INFORMATION SUPPLIED:
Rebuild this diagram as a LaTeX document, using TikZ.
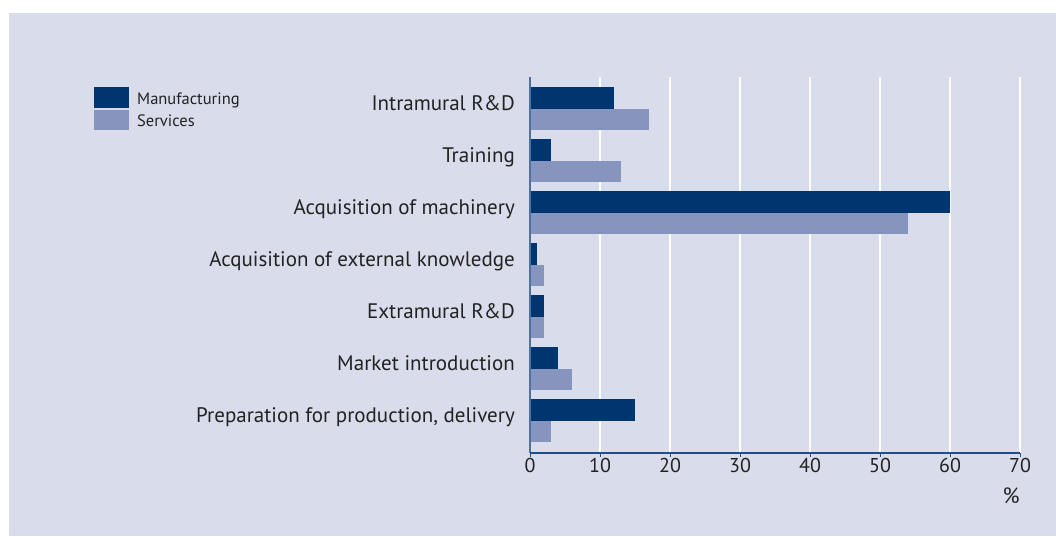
\documentclass[tikz,border=0pt]{standalone}
\usepackage{fontspec}
\setmainfont{PT Sans}
\definecolor{panel}{HTML}{D9DCEA}
\definecolor{manuf}{HTML}{00366F}
\definecolor{serv}{HTML}{8794BD}
\definecolor{axisblue}{HTML}{1F4E8C}
\definecolor{txt}{HTML}{222222}
\begin{document}
\begin{tikzpicture}[x=1pt, y=-1pt, font=\fontsize{21}{24}\selectfont, text=txt]
    \useasboundingbox (0,0) rectangle (1056,536);
    \fill[panel] (9,13) rectangle (1056,536);
    % grid
    \foreach \v in {10,20,...,70}
        \draw[white, line width=2pt] (530+7*\v,77) -- (530+7*\v,453);
    % bars
    \foreach \i/\lab/\m/\s in {0/Intramural R\&D/12/17, 1/Training/3/13, 2/Acquisition of machinery/60/54,
        3/Acquisition of external knowledge/1/2, 4/Extramural R\&D/2/2, 5/Market introduction/4/6,
        6/{Preparation for production, delivery}/15/3} {
        \fill[manuf] (530,87+52*\i) rectangle (530+7*\m,108.5+52*\i);
        \fill[serv] (530,108.5+52*\i) rectangle (530+7*\s,130+52*\i);
        \node[anchor=base east, inner sep=0pt] (cat\i) at (515,110+52*\i) {\lab};
    }
    % axes
    \draw[axisblue!80, line width=1.5pt] (530,77) -- (530,453);
    \draw[axisblue, line width=1.5pt] (530,453) -- (1020,453);
    \foreach \v in {0,10,...,70} {
        \draw[axisblue, line width=1pt] (530+7*\v,453) -- (530+7*\v,457);
        \node[anchor=base, inner sep=0pt, font=\fontsize{20}{24}\selectfont] (tick\v) at (530+7*\v,472) {\v};
    }
    \node[anchor=base, inner sep=0pt, font=\fontsize{22}{24}\selectfont] (unit) at (1011,503) {\%};
    % legend
    \fill[manuf] (94,87) rectangle (129,108);
    \fill[serv] (94,110) rectangle (129,130);
    \node[anchor=base west, inner sep=0pt, font=\fontsize{16.5}{18}\selectfont] (lmanuf) at (137,104) {Manufacturing};
    \node[anchor=base west, inner sep=0pt, font=\fontsize{16.5}{18}\selectfont] (lserv) at (137,126) {Services};
\end{tikzpicture}
\end{document}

TASK TO CARRY OUT: Write out the data precisely as given, excluding the pictures.

TASK RESULT:
Rebuild this diagram as a LaTeX document, using TikZ.
\documentclass[tikz,border=0pt]{standalone}
\usepackage{fontspec}
\setmainfont{PT Sans}
\definecolor{panel}{HTML}{D9DCEA}
\definecolor{manuf}{HTML}{00366F}
\definecolor{serv}{HTML}{8794BD}
\definecolor{axisblue}{HTML}{1F4E8C}
\definecolor{txt}{HTML}{222222}
\begin{document}
\begin{tikzpicture}[x=1pt, y=-1pt, font=\fontsize{21}{24}\selectfont, text=txt]
    \useasboundingbox (0,0) rectangle (1056,536);
    \fill[panel] (9,13) rectangle (1056,536);
    % grid
    \foreach \v in {10,20,...,70}
        \draw[white, line width=2pt] (530+7*\v,77) -- (530+7*\v,453);
    % bars
    \foreach \i/\lab/\m/\s in {0/Intramural R\&D/12/17, 1/Training/3/13, 2/Acquisition of machinery/60/54,
        3/Acquisition of external knowledge/1/2, 4/Extramural R\&D/2/2, 5/Market introduction/4/6,
        6/{Preparation for production, delivery}/15/3} {
        \fill[manuf] (530,87+52*\i) rectangle (530+7*\m,108.5+52*\i);
        \fill[serv] (530,108.5+52*\i) rectangle (530+7*\s,130+52*\i);
        \node[anchor=base east, inner sep=0pt] (cat\i) at (515,110+52*\i) {\lab};
    }
    % axes
    \draw[axisblue!80, line width=1.5pt] (530,77) -- (530,453);
    \draw[axisblue, line width=1.5pt] (530,453) -- (1020,453);
    \foreach \v in {0,10,...,70} {
        \draw[axisblue, line width=1pt] (530+7*\v,453) -- (530+7*\v,457);
        \node[anchor=base, inner sep=0pt, font=\fontsize{20}{24}\selectfont] (tick\v) at (530+7*\v,472) {\v};
    }
    \node[anchor=base, inner sep=0pt, font=\fontsize{22}{24}\selectfont] (unit) at (1011,503) {\%};
    % legend
    \fill[manuf] (94,87) rectangle (129,108);
    \fill[serv] (94,110) rectangle (129,130);
    \node[anchor=base west, inner sep=0pt, font=\fontsize{16.5}{18}\selectfont] (lmanuf) at (137,104) {Manufacturing};
    \node[anchor=base west, inner sep=0pt, font=\fontsize{16.5}{18}\selectfont] (lserv) at (137,126) {Services};
\end{tikzpicture}
\end{document}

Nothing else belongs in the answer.